◆ What the exercise asks ◆
Exactly repeat the material, dropping every picture from the copy.

◆ Data extract ◆

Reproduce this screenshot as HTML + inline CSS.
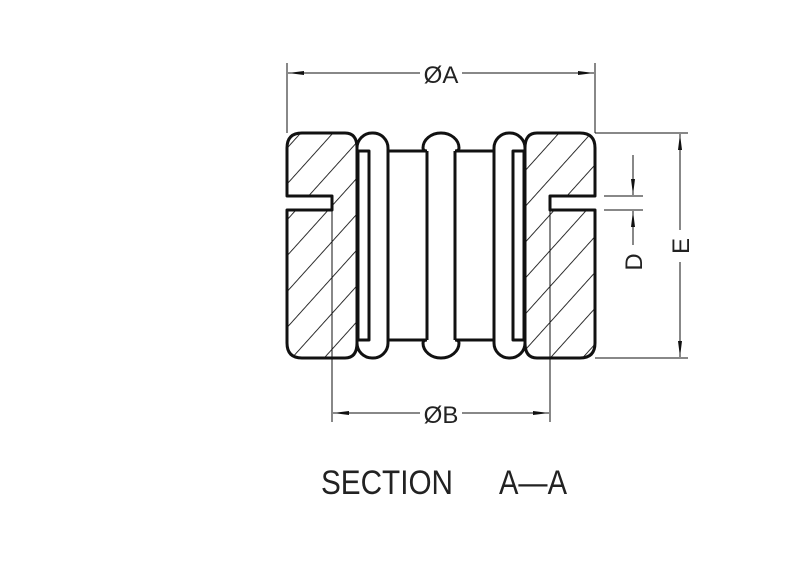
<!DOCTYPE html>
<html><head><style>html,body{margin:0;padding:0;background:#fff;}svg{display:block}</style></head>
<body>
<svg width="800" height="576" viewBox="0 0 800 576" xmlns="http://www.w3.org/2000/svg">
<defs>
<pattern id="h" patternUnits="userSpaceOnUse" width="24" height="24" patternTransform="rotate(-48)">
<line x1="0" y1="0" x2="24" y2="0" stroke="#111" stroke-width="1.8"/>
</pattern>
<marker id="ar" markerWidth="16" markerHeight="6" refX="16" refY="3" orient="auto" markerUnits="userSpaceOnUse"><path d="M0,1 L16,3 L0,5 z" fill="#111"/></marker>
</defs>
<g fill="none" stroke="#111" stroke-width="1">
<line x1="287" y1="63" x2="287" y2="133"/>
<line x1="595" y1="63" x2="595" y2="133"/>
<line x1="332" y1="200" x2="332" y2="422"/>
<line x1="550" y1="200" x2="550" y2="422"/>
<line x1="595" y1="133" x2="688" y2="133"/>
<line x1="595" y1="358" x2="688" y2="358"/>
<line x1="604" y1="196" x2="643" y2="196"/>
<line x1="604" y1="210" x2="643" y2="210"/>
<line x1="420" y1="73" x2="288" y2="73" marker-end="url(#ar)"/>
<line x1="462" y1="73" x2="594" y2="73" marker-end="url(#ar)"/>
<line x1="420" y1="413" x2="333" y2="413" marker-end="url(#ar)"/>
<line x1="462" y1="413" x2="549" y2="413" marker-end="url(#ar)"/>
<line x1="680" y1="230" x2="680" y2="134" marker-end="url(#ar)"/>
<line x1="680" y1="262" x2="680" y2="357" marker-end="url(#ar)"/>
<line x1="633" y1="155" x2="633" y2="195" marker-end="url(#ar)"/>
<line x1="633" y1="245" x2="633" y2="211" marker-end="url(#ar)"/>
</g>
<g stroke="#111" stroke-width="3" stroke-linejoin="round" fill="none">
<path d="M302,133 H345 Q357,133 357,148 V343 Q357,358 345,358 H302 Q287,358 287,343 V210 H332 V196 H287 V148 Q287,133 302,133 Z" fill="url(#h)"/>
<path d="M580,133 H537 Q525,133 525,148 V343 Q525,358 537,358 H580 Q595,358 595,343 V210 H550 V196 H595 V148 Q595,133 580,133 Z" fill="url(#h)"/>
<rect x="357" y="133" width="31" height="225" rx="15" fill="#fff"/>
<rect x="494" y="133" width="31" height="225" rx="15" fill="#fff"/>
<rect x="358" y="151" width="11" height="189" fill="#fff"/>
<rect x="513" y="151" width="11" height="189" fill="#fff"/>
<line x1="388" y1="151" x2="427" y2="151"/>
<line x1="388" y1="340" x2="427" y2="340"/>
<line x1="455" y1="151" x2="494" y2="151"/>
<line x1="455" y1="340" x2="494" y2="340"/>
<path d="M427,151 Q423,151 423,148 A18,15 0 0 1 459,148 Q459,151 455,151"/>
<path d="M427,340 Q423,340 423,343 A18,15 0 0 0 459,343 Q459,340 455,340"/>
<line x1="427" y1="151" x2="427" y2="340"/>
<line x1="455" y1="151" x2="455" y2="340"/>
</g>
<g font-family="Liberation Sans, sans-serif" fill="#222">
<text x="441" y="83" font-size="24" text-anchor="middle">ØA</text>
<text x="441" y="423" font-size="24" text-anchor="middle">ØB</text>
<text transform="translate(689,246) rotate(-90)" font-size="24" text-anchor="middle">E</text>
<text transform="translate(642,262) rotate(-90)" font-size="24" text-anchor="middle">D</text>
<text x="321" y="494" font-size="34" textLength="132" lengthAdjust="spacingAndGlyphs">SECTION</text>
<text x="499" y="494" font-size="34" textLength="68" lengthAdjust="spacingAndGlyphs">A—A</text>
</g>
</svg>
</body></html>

◆ Written response ◆
Reproduce this screenshot as HTML + inline CSS.
<!DOCTYPE html>
<html><head><style>html,body{margin:0;padding:0;background:#fff;}svg{display:block}</style></head>
<body>
<svg width="800" height="576" viewBox="0 0 800 576" xmlns="http://www.w3.org/2000/svg">
<defs>
<pattern id="h" patternUnits="userSpaceOnUse" width="24" height="24" patternTransform="rotate(-48)">
<line x1="0" y1="0" x2="24" y2="0" stroke="#111" stroke-width="1.8"/>
</pattern>
<marker id="ar" markerWidth="16" markerHeight="6" refX="16" refY="3" orient="auto" markerUnits="userSpaceOnUse"><path d="M0,1 L16,3 L0,5 z" fill="#111"/></marker>
</defs>
<g fill="none" stroke="#111" stroke-width="1">
<line x1="287" y1="63" x2="287" y2="133"/>
<line x1="595" y1="63" x2="595" y2="133"/>
<line x1="332" y1="200" x2="332" y2="422"/>
<line x1="550" y1="200" x2="550" y2="422"/>
<line x1="595" y1="133" x2="688" y2="133"/>
<line x1="595" y1="358" x2="688" y2="358"/>
<line x1="604" y1="196" x2="643" y2="196"/>
<line x1="604" y1="210" x2="643" y2="210"/>
<line x1="420" y1="73" x2="288" y2="73" marker-end="url(#ar)"/>
<line x1="462" y1="73" x2="594" y2="73" marker-end="url(#ar)"/>
<line x1="420" y1="413" x2="333" y2="413" marker-end="url(#ar)"/>
<line x1="462" y1="413" x2="549" y2="413" marker-end="url(#ar)"/>
<line x1="680" y1="230" x2="680" y2="134" marker-end="url(#ar)"/>
<line x1="680" y1="262" x2="680" y2="357" marker-end="url(#ar)"/>
<line x1="633" y1="155" x2="633" y2="195" marker-end="url(#ar)"/>
<line x1="633" y1="245" x2="633" y2="211" marker-end="url(#ar)"/>
</g>
<g stroke="#111" stroke-width="3" stroke-linejoin="round" fill="none">
<path d="M302,133 H345 Q357,133 357,148 V343 Q357,358 345,358 H302 Q287,358 287,343 V210 H332 V196 H287 V148 Q287,133 302,133 Z" fill="url(#h)"/>
<path d="M580,133 H537 Q525,133 525,148 V343 Q525,358 537,358 H580 Q595,358 595,343 V210 H550 V196 H595 V148 Q595,133 580,133 Z" fill="url(#h)"/>
<rect x="357" y="133" width="31" height="225" rx="15" fill="#fff"/>
<rect x="494" y="133" width="31" height="225" rx="15" fill="#fff"/>
<rect x="358" y="151" width="11" height="189" fill="#fff"/>
<rect x="513" y="151" width="11" height="189" fill="#fff"/>
<line x1="388" y1="151" x2="427" y2="151"/>
<line x1="388" y1="340" x2="427" y2="340"/>
<line x1="455" y1="151" x2="494" y2="151"/>
<line x1="455" y1="340" x2="494" y2="340"/>
<path d="M427,151 Q423,151 423,148 A18,15 0 0 1 459,148 Q459,151 455,151"/>
<path d="M427,340 Q423,340 423,343 A18,15 0 0 0 459,343 Q459,340 455,340"/>
<line x1="427" y1="151" x2="427" y2="340"/>
<line x1="455" y1="151" x2="455" y2="340"/>
</g>
<g font-family="Liberation Sans, sans-serif" fill="#222">
<text x="441" y="83" font-size="24" text-anchor="middle">ØA</text>
<text x="441" y="423" font-size="24" text-anchor="middle">ØB</text>
<text transform="translate(689,246) rotate(-90)" font-size="24" text-anchor="middle">E</text>
<text transform="translate(642,262) rotate(-90)" font-size="24" text-anchor="middle">D</text>
<text x="321" y="494" font-size="34" textLength="132" lengthAdjust="spacingAndGlyphs">SECTION</text>
<text x="499" y="494" font-size="34" textLength="68" lengthAdjust="spacingAndGlyphs">A—A</text>
</g>
</svg>
</body></html>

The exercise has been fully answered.